Tuesday, January 15, 2013

Subtlety At Work

I'm showing this chart today as it has a bit more meaning based on the action of the futures overnight. Yesterday it felt a bit premature, but maybe it wasn't.


Please note it's not to scale. 1443 is a better area for reversal due to it being a Fibonacci confluence area (an area of agreement between two separately drawn Fibonacci grids). There is also a lower confluence level at 1425.

The point is I still see higher prices, even with the weakness internally. Price makes patterns, and the pattern would simply look (and count) best with another high.

Zero Hedge is running an amazing story this morning about the Bundesbank, Germany's central bank, pulling all of its gold from the Federal Reserve and the Banque de France.

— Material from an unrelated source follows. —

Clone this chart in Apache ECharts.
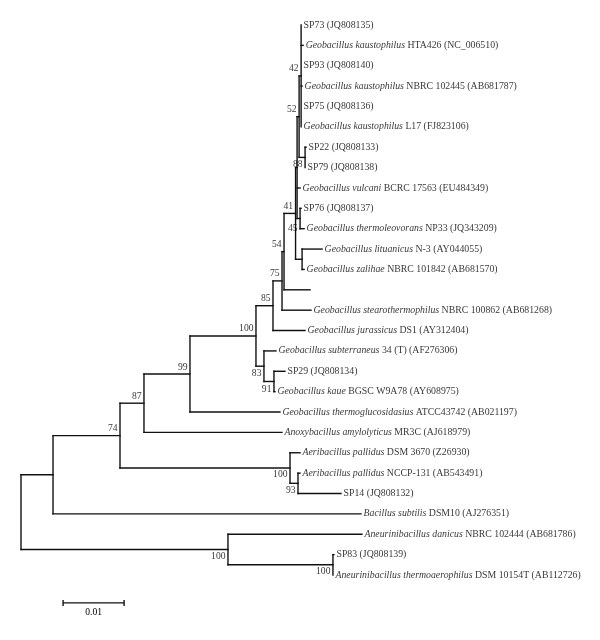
<!DOCTYPE html>
<html><head><meta charset="utf-8">
<script src="https://cdn.jsdelivr.net/npm/echarts@6/dist/echarts.min.js"></script>
<style>html,body{margin:0;padding:0;background:#fff}#c{width:600px;height:640px}</style>
</head><body><div id="c"></div>
<script>
// ---------------- data ----------------
// leaves, top to bottom
const leafItalic = ['', 'Geobacillus kaustophilus', '', 'Geobacillus kaustophilus', '', 'Geobacillus kaustophilus', '', '', 'Geobacillus vulcani', '', 'Geobacillus thermoleovorans', 'Geobacillus lituanicus', 'Geobacillus zalihae', '', 'Geobacillus stearothermophilus', 'Geobacillus jurassicus', 'Geobacillus subterraneus', '', 'Geobacillus kaue', 'Geobacillus thermoglucosidasius', 'Anoxybacillus amylolyticus', 'Aeribacillus pallidus', 'Aeribacillus pallidus', '', 'Bacillus subtilis', 'Aneurinibacillus danicus', '', 'Aneurinibacillus thermoaerophilus'];
const leafPlain = ['SP73 (JQ808135)', 'HTA426 (NC_006510)', 'SP93 (JQ808140)', 'NBRC 102445 (AB681787)', 'SP75 (JQ808136)', 'L17 (FJ823106)', 'SP22 (JQ808133)', 'SP79 (JQ808138)', 'BCRC 17563 (EU484349)', 'SP76 (JQ808137)', 'NP33 (JQ343209)', 'N-3 (AY044055)', 'NBRC 101842 (AB681570)', '', 'NBRC 100862 (AB681268)', 'DS1 (AY312404)', '34 (T) (AF276306)', 'SP29 (JQ808134)', 'BGSC W9A78 (AY608975)', 'ATCC43742 (AB021197)', 'MR3C (AJ618979)', 'DSM 3670 (Z26930)', 'NCCP-131 (AB543491)', 'SP14 (JQ808132)', 'DSM10 (AJ276351)', 'NBRC 102444 (AB681786)', 'SP83 (JQ808139)', 'DSM 10154T (AB112726)'];
const leafParent = ['W42','W42','W42','W42','W42','W42','P88','P88','T','Q','Q','N','N','L','K','H','I','J','J','F','E','C','D','D','A','Z','Y','Y'];
const leafBranch = [0, 0.00033, 0, 0.00016, 0, 0, 0.00016, 0, 0.00049, 0.00016, 0.00066, 0.00328, 0.00033, 0.00426, 0.00475, 0.00525, 0.00197, 0.0018, 0.00016, 0.01475, 0.02262, 0.00164, 0.00033, 0.00705, 0.05049, 0.02197, 0.00016, 0];
// internal nodes
const nodeIds     = ['root','A','Z','B','E','C','F','G','H','I','K','L','U','T','W52','W42','P88','Q','N','J','D','Y'];
const nodeParent  = [null,'root','root','A','B','B','E','F','G','G','H','K','L','U','T','W52','W52','T','U','I','C','Z'];
const nodeBranch  = [0, 0.00525, 0.03393, 0.01098, 0.00393, 0.02787, 0.00754, 0.01082, 0.00279, 0.00131, 0.00148, 0.00033, 0.00189, 0.00025, 0.00033, 0.00033, 0.00098, 0.00049, 0.00107, 0.00164, 0.00131, 0.01721];
const nodeSupport = [null, null, 100, 74, 87, 100, 99, 100, 85, 83, 75, 54, 41, null, 52, 42, 88, 45, null, 91, 93, 100];
const scaleBarLength = 0.01;
const scaleBarLabel = '0.01';

// ---------------- layout config (not data) ----------------
const supportBelow = {Z: 7, C: 6, D: 7, Y: 7, I: 7, J: 8, P88: 7, Q: 10};
const FONT = '"Liberation Serif", "Times New Roman", serif';
const INK = '#000';
const LEAF_FS = 9.8;

// ---------------- tree layout ----------------
const depth = {}, children = {};
nodeIds.forEach(id => children[id] = []);
function nodeDepth(id) {
  if (depth[id] !== undefined) return depth[id];
  const i = nodeIds.indexOf(id);
  const p = nodeParent[i];
  depth[id] = p === null ? 0 : nodeDepth(p) + nodeBranch[i];
  return depth[id];
}
nodeIds.forEach((id, i) => { nodeDepth(id); if (nodeParent[i] !== null) children[nodeParent[i]].push({type: 'node', id}); });
leafParent.forEach((p, i) => children[p].push({type: 'leaf', i}));
const leafX = leafParent.map((p, i) => depth[p] + leafBranch[i]);
const nodeY = {};
function yOf(c) { return c.type === 'leaf' ? c.i : computeY(c.id); }
function computeY(id) {
  if (nodeY[id] !== undefined) return nodeY[id];
  const ys = children[id].map(yOf);
  nodeY[id] = (Math.min(...ys) + Math.max(...ys)) / 2;
  return nodeY[id];
}
computeY('root');

const segs = [];
nodeIds.forEach((id, i) => {
  const ys = children[id].map(yOf);
  segs.push([depth[id], Math.min(...ys), depth[id], Math.max(...ys)]);
  if (nodeParent[i] !== null) segs.push([depth[nodeParent[i]], nodeY[id], depth[id], nodeY[id]]);
});
leafParent.forEach((p, i) => { if (leafBranch[i] > 0) segs.push([depth[p], i, leafX[i], i]); });

const leafData = leafPlain.map((t, i) => ({
  value: [leafX[i], i],
  txt: (leafItalic[i] ? '{i|' + leafItalic[i] + '} ' : '') + (t ? '{n|' + t + '}' : '')
}));
const supportData = [];
nodeIds.forEach((id, i) => {
  if (nodeSupport[i] === null) return;
  const dy = supportBelow[id] !== undefined ? supportBelow[id] : -7;
  supportData.push({value: [depth[id], nodeY[id]], txt: String(nodeSupport[i]),
    label: {offset: [0, dy]}});
});

// axis ranges chosen so that the layout fills the frame
const pxPerUnit = 6100, rootPx = 21, rowPx = 20.37, firstRowPx = 25;
const xMin = -rootPx / pxPerUnit, xMax = (600 - rootPx) / pxPerUnit;
const yMin = -firstRowPx / rowPx, yMax = (640 - firstRowPx) / rowPx;
const scaleStart = 0.0069, scaleRow = leafPlain.length + 0.37;

const chart = echarts.init(document.getElementById('c'), null, {renderer: 'canvas'});
chart.setOption({
  animation: false,
  backgroundColor: '#fff',
  grid: {left: 0, right: 0, top: 0, bottom: 0},
  xAxis: {type: 'value', min: xMin, max: xMax, show: false},
  yAxis: {type: 'value', min: yMin, max: yMax, inverse: true, show: false},
  series: [
    {
      type: 'custom', data: segs, encode: {x: [0, 2], y: [1, 3]}, silent: true,
      renderItem: (params, api) => {
        const a = api.coord([api.value(0), api.value(1)]);
        const b = api.coord([api.value(2), api.value(3)]);
        return {type: 'line', shape: {x1: a[0], y1: a[1], x2: b[0], y2: b[1]},
          style: {stroke: '#111', lineWidth: 1.4, lineCap: 'square'}};
      }
    },
    {
      type: 'scatter', data: leafData, symbolSize: 1, itemStyle: {color: 'rgba(0,0,0,0)'}, silent: true,
      label: {show: true, position: 'right', distance: 2, formatter: p => p.data.txt,
        fontFamily: FONT, fontSize: LEAF_FS, color: INK,
        rich: {i: {fontStyle: 'italic', fontFamily: FONT, fontSize: LEAF_FS, color: INK},
               n: {fontFamily: FONT, fontSize: LEAF_FS, color: INK}}}
    },
    {
      type: 'scatter', data: supportData, symbolSize: 1, itemStyle: {color: 'rgba(0,0,0,0)'}, silent: true,
      label: {show: true, position: 'left', distance: 2, formatter: p => p.data.txt,
        fontFamily: FONT, fontSize: 9.6, color: INK}
    },
    {
      type: 'custom', data: [[scaleStart, scaleRow, scaleStart + scaleBarLength]], silent: true,
      encode: {x: [0, 2], y: 1},
      renderItem: (params, api) => {
        const a = api.coord([api.value(0), api.value(1)]);
        const b = api.coord([api.value(2), api.value(1)]);
        const st = {stroke: '#111', lineWidth: 1.4};
        return {type: 'group', children: [
          {type: 'line', shape: {x1: a[0], y1: a[1], x2: b[0], y2: b[1]}, style: st},
          {type: 'line', shape: {x1: a[0], y1: a[1] - 3, x2: a[0], y2: a[1] + 3}, style: st},
          {type: 'line', shape: {x1: b[0], y1: b[1] - 3, x2: b[0], y2: b[1] + 3}, style: st},
          {type: 'text', style: {text: scaleBarLabel, x: (a[0] + b[0]) / 2, y: a[1] + 10,
            textAlign: 'center', textVerticalAlign: 'middle', font: '9.6px ' + FONT, fill: INK}}
        ]};
      }
    }
  ]
});
</script></body></html>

This is a huge story. Zero Hedge are gold bugs, so of course they see it impacting the price of gold, which it may or may not do.

I see it a bit more darkly, and this view is summed up in the last paragraphs, that the Fed may have, on more than one occasion, been caught skimming on physical gold deliveries. I fully agree with their assessment that if central banks do not trust each other, we should not trust the central banks.

The gold market is very much like the world of dollars: far more credits than there are physical assets to back them up. Get your gold and get your money before some central banker does.